On 3 May 2015, HCC will hold a match against The Stoics and former England captain Andrew Strauss will unveil a new bronze statue of AE Stoddart.
World War One
In 1915 the ‘Hampstead Heavies’ trained with their horses on the HCC grounds. Officially they were called the 138th Heavy Battery, Royal Garrison Artillery, which had been formed in the autumn of 1915, with the Mayor of Hampstead spearheading the campaign to recruit 200 men. On 13 April 1916, the Battery embarked for France, reaching Le Havre after a rough crossing. They travelled by train to Bethune. Equipped with 60-pounder field guns each weighing over 5 tons, conditions in the mud were often appalling for both men and horses. The Heavies served in many of the key battles of World War One and suffered considerable losses. Of the men who landed in France with the original Battery, only one officer and about 30 other ranks had survived when the last round was fired in November 1918.
Charity Matches
For many years matches were played at HCC to raise money for charity. The teams were made up of well known musicians, actors and writers. Many famous stage and film actors took part, such as Owen Nares, who made 39 films between 1914 and 1941. He was a heart throb of his generation. He married the actress Marie Polini and they lived at 29 St John’s Wood Park in the 1930s.
Sir Charles Aubrey Smith, known to film-goers as C. Aubrey Smith, was also an England Test cricketer. He was regarded by his contemporaries as one of the best bowlers to play the game. His oddly curved bowling run-up, earned him the nickname ‘Round the Corner Smith’. When he bowled round the wicket his approach was concealed from the batsman by the umpire until he emerged, leading W.G. Grace to comment ‘it is rather startling when he suddenly appears at the bowling crease.’

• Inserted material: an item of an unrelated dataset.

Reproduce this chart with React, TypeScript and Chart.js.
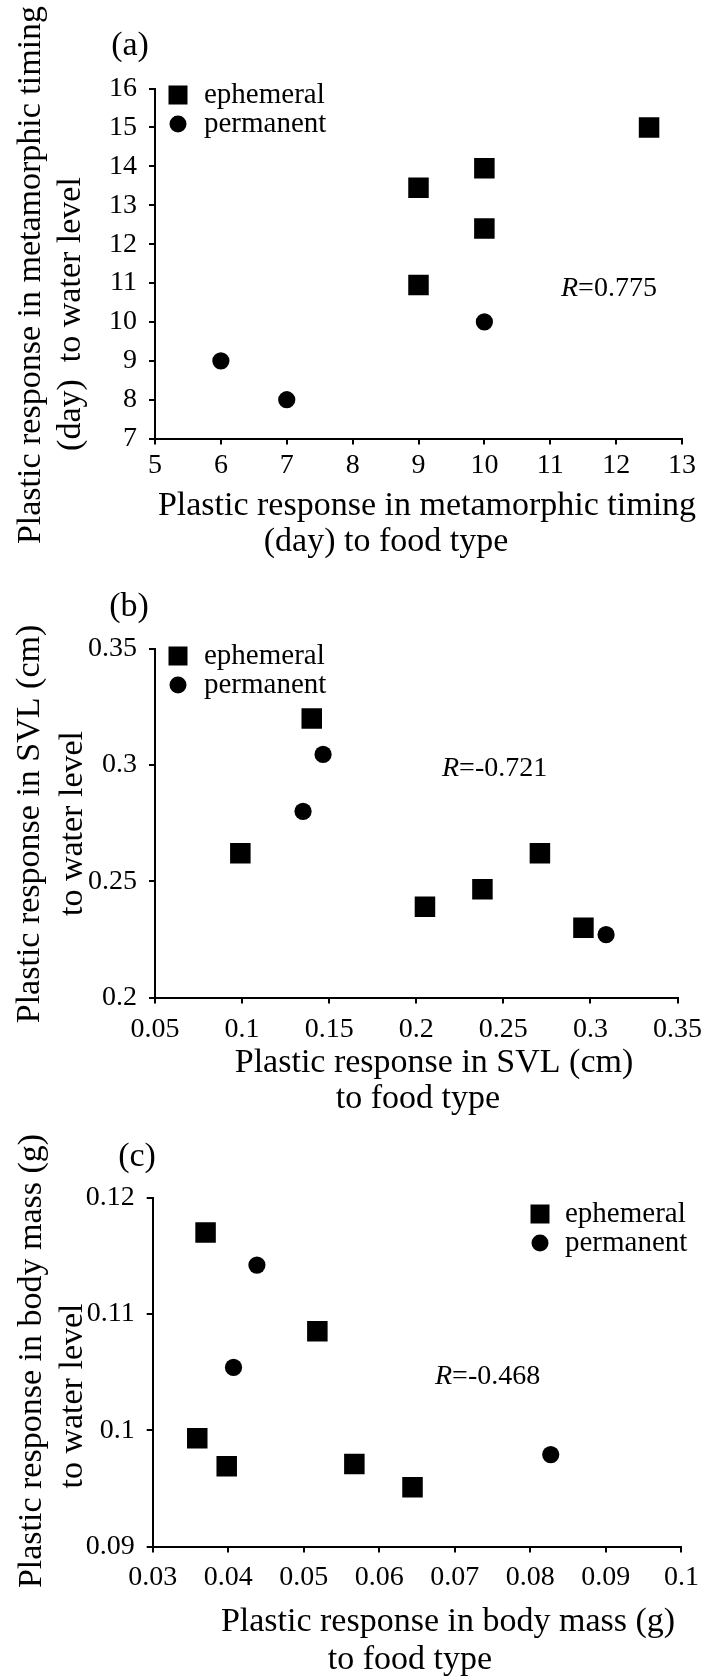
import React, { useEffect, useRef } from "react";
import { Chart, registerables } from "chart.js";

Chart.register(...registerables);

const FONT = "'Liberation Serif', 'Times New Roman', Times, serif";

// ---------- Panel (a): metamorphic timing (day) ----------
const aEphX = [9, 9, 10, 10, 12.5];
const aEphY = [13.45, 10.95, 13.95, 12.4, 15];
const aPermX = [6, 7, 10];
const aPermY = [9, 8, 10];
const aXTicks = [5, 6, 7, 8, 9, 10, 11, 12, 13];
const aXLabels = ["5", "6", "7", "8", "9", "10", "11", "12", "13"];
const aYTicks = [7, 8, 9, 10, 11, 12, 13, 14, 15, 16];
const aYLabels = ["7", "8", "9", "10", "11", "12", "13", "14", "15", "16"];

// ---------- Panel (b): SVL (cm) ----------
const bEphX = [0.14, 0.099, 0.205, 0.238, 0.271, 0.296];
const bEphY = [0.32, 0.262, 0.239, 0.2465, 0.262, 0.23];
const bPermX = [0.1465, 0.135, 0.309];
const bPermY = [0.3045, 0.28, 0.227];
const bXTicks = [0.05, 0.1, 0.15, 0.2, 0.25, 0.3, 0.35];
const bXLabels = ["0.05", "0.1", "0.15", "0.2", "0.25", "0.3", "0.35"];
const bYTicks = [0.2, 0.25, 0.3, 0.35];
const bYLabels = ["0.2", "0.25", "0.3", "0.35"];

// ---------- Panel (c): body mass (g) ----------
const cEphX = [0.037, 0.0518, 0.0359, 0.0398, 0.0567, 0.0644];
const cEphY = [0.117, 0.1085, 0.0993, 0.0969, 0.0971, 0.0951];
const cPermX = [0.0438, 0.0407, 0.0827];
const cPermY = [0.1142, 0.1054, 0.0979];
const cXTicks = [0.03, 0.04, 0.05, 0.06, 0.07, 0.08, 0.09, 0.1];
const cXLabels = ["0.03", "0.04", "0.05", "0.06", "0.07", "0.08", "0.09", "0.1"];
const cYTicks = [0.09, 0.1, 0.11, 0.12];
const cYLabels = ["0.09", "0.1", "0.11", "0.12"];

const seriesNames = ["ephemeral", "permanent"];

const zip = (xs: number[], ys: number[]) => xs.map((x, i) => ({ x, y: ys[i] }));

type PanelSpec = {
  top: number;
  height: number;
  padding: { left: number; top: number; right: number; bottom: number };
  yWidth: number;
  xPad: number;
  eph: { x: number; y: number }[];
  perm: { x: number; y: number }[];
  xTicks: number[];
  xLabels: string[];
  yTicks: number[];
  yLabels: string[];
  tag: string;
  tagPos: [number, number];
  legendX: number;
  legendTextX: number;
  legendY: [number, number];
  rText: string;
  rPos: [number, number];
  yTitle: [string, number, number][];
  xTitle: [string, number, number][];
};

const panels: PanelSpec[] = [
  {
    top: 0,
    height: 560,
    padding: { left: 0, top: 88.6, right: 29, bottom: 61.4 },
    yWidth: 155,
    xPad: 4,
    eph: zip(aEphX, aEphY),
    perm: zip(aPermX, aPermY),
    xTicks: aXTicks,
    xLabels: aXLabels,
    yTicks: aYTicks,
    yLabels: aYLabels,
    tag: "(a)",
    tagPos: [130, 46],
    legendX: 178,
    legendTextX: 204,
    legendY: [95, 124],
    rText: "=0.775",
    rPos: [561, 289],
    yTitle: [
      ["Plastic response in metamorphic timing", 31, 275],
      ["(day)  to water level", 71, 314],
    ],
    xTitle: [
      ["Plastic response in metamorphic timing", 427, 506],
      ["(day) to food type", 386, 542],
    ],
  },
  {
    top: 560,
    height: 560,
    padding: { left: 0, top: 88.6, right: 29, bottom: 62.5 },
    yWidth: 155,
    xPad: 9,
    eph: zip(bEphX, bEphY),
    perm: zip(bPermX, bPermY),
    xTicks: bXTicks,
    xLabels: bXLabels,
    yTicks: bYTicks,
    yLabels: bYLabels,
    tag: "(b)",
    tagPos: [129, 47],
    legendX: 178,
    legendTextX: 204,
    legendY: [96, 125],
    rText: "=-0.721",
    rPos: [442, 209],
    yTitle: [
      ["Plastic response in SVL (cm)", 30, 264],
      ["to water level", 73, 263.5],
    ],
    xTitle: [
      ["Plastic response in SVL (cm)", 434, 503],
      ["to food type", 418, 539],
    ],
  },
  {
    top: 1120,
    height: 558,
    padding: { left: 0, top: 77.6, right: 29.6, bottom: 71.5 },
    yWidth: 152.7,
    xPad: 8,
    eph: zip(cEphX, cEphY),
    perm: zip(cPermX, cPermY),
    xTicks: cXTicks,
    xLabels: cXLabels,
    yTicks: cYTicks,
    yLabels: cYLabels,
    tag: "(c)",
    tagPos: [137, 37],
    legendX: 540,
    legendTextX: 565,
    legendY: [94, 123],
    rText: "=-0.468",
    rPos: [435, 257],
    yTitle: [
      ["Plastic response in body mass (g)", 32, 241],
      ["to water level", 73, 276],
    ],
    xTitle: [
      ["Plastic response in body mass (g)", 448, 502],
      ["to food type", 410, 540],
    ],
  },
];

function Panel({ spec }: { spec: PanelSpec }) {
  const ref = useRef<HTMLCanvasElement | null>(null);

  useEffect(() => {
    if (!ref.current) return;

    const textPlugin = {
      id: "panelText",
      afterDraw(chart: any) {
        const ctx = chart.ctx;
        ctx.save();
        ctx.fillStyle = "#000";
        ctx.textBaseline = "middle";

        // panel tag
        ctx.font = `34px ${FONT}`;
        ctx.textAlign = "center";
        ctx.fillText(spec.tag, spec.tagPos[0], spec.tagPos[1]);

        // legend
        ctx.font = `29px ${FONT}`;
        ctx.textAlign = "left";
        const [ly1, ly2] = spec.legendY;
        ctx.fillRect(spec.legendX - 9.5, ly1 - 9.5, 19, 19);
        ctx.fillText(seriesNames[0], spec.legendTextX, ly1);
        ctx.beginPath();
        ctx.arc(spec.legendX, ly2, 8.5, 0, Math.PI * 2);
        ctx.fill();
        ctx.fillText(seriesNames[1], spec.legendTextX, ly2);

        // R annotation
        ctx.font = `italic 28px ${FONT}`;
        ctx.fillText("R", spec.rPos[0], spec.rPos[1]);
        const rw = ctx.measureText("R").width;
        ctx.font = `28px ${FONT}`;
        ctx.fillText(spec.rText, spec.rPos[0] + rw, spec.rPos[1]);

        // axis titles
        ctx.font = `34px ${FONT}`;
        ctx.textAlign = "center";
        spec.xTitle.forEach(([t, x, y]) => ctx.fillText(t, x, y));
        spec.yTitle.forEach(([t, x, y]) => {
          ctx.save();
          ctx.translate(x, y);
          ctx.rotate(-Math.PI / 2);
          ctx.fillText(t, 0, 0);
          ctx.restore();
        });
        ctx.restore();
      },
    };

    const xT = spec.xTicks;
    const yT = spec.yTicks;

    const chart = new Chart(ref.current, {
      type: "scatter",
      data: {
        datasets: [
          {
            label: seriesNames[0],
            data: spec.eph,
            pointStyle: "rect",
            pointRadius: 14.5,
            pointHoverRadius: 14.5,
            backgroundColor: "#000",
            borderColor: "#000",
            borderWidth: 0,
          },
          {
            label: seriesNames[1],
            data: spec.perm,
            pointStyle: "circle",
            pointRadius: 8.6,
            pointHoverRadius: 8.6,
            backgroundColor: "#000",
            borderColor: "#000",
            borderWidth: 0,
          },
        ],
      },
      options: {
        animation: false,
        responsive: false,
        devicePixelRatio: 1,
        events: [],
        layout: { padding: spec.padding },
        plugins: {
          legend: { display: false },
          tooltip: { enabled: false },
        },
        scales: {
          x: {
            type: "linear",
            min: xT[0],
            max: xT[xT.length - 1],
            afterBuildTicks: (scale: any) => {
              scale.ticks = xT.map((v) => ({ value: v }));
            },
            afterFit: (scale: any) => {
              scale.height = 60;
            },
            ticks: {
              autoSkip: false,
              maxRotation: 0,
              minRotation: 0,
              padding: spec.xPad,
              color: "#000",
              font: { family: FONT, size: 28 },
              callback: (_v: any, i: number) => spec.xLabels[i],
            },
            grid: {
              display: true,
              drawOnChartArea: false,
              drawTicks: true,
              tickLength: 6,
              color: "#000",
              lineWidth: 2,
            },
            border: { display: true, color: "#000", width: 2 },
          },
          y: {
            type: "linear",
            min: yT[0],
            max: yT[yT.length - 1],
            afterBuildTicks: (scale: any) => {
              scale.ticks = yT.map((v) => ({ value: v }));
            },
            afterFit: (scale: any) => {
              scale.width = spec.yWidth;
            },
            ticks: {
              autoSkip: false,
              padding: 12,
              color: "#000",
              font: { family: FONT, size: 28 },
              callback: (_v: any, i: number) => spec.yLabels[i],
            },
            grid: {
              display: true,
              drawOnChartArea: false,
              drawTicks: true,
              tickLength: 6,
              color: "#000",
              lineWidth: 2,
            },
            border: { display: true, color: "#000", width: 2 },
          },
        },
      },
      plugins: [textPlugin],
    } as any);

    return () => chart.destroy();
  }, [spec]);

  return (
    <div
      style={{
        position: "absolute",
        left: 0,
        top: spec.top,
        width: 711,
        height: spec.height,
      }}
    >
      <canvas
        ref={ref}
        width={711}
        height={spec.height}
        style={{ width: 711, height: spec.height, display: "block" }}
      />
    </div>
  );
}

export default function App() {
  return (
    <div
      style={{
        position: "absolute",
        left: 0,
        top: 0,
        width: 711,
        height: 1678,
        background: "#fff",
        overflow: "hidden",
      }}
    >
      {panels.map((p) => (
        <Panel key={p.tag} spec={p} />
      ))}
    </div>
  );
}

As an actor he played officer-and-gentleman roles, and appeared in the first ‘talkies’ version of ‘The Prisoner of Zenda’ (1937). In Hollywood, in the 1930s Smith organised English actors into a cricket team, playing matches on a pitch turfed with imported English grass. He attracted fellow expatriates such as David Niven, Laurence Olivier, Nigel Bruce, Leslie Howard and Boris Karloff to the club as well as local American players.
Sir Cedric Hardwicke played in several HCC matches. He made 110 films from 1913 to 1964. One of the great character actors, he was knighted in 1934. He was reputedly George Bernard Shaw’s favourite actor but later Shaw said he was his fifth favourite actor – after the four Marx Brothers!
The comedian Stanley Holloway also played for the actors’ team. He appeared as Alfred P. Doolittle in the musical ‘My Fair Lady’ in the West End and Broadway. As a character actor he was in many films such as, ‘Brief Encounter’, ‘Passport to Pimlico’ and ‘The Lavender Hill Mob’. He is particularly remembered for his monologues such as ‘The Lion and Albert’, based on a news item about a boy who was eaten by a lion in the zoo.
The annual charity matches were suspended during the two world wars. But the tradition continues today with an annual match of star guests against the first XI to end the season.
Jim has commissioned an illustrated full-colour 48 page book about HCC, to which we contributed material on its early history, but as the book says, the club is “celebrating the past and building for the future”.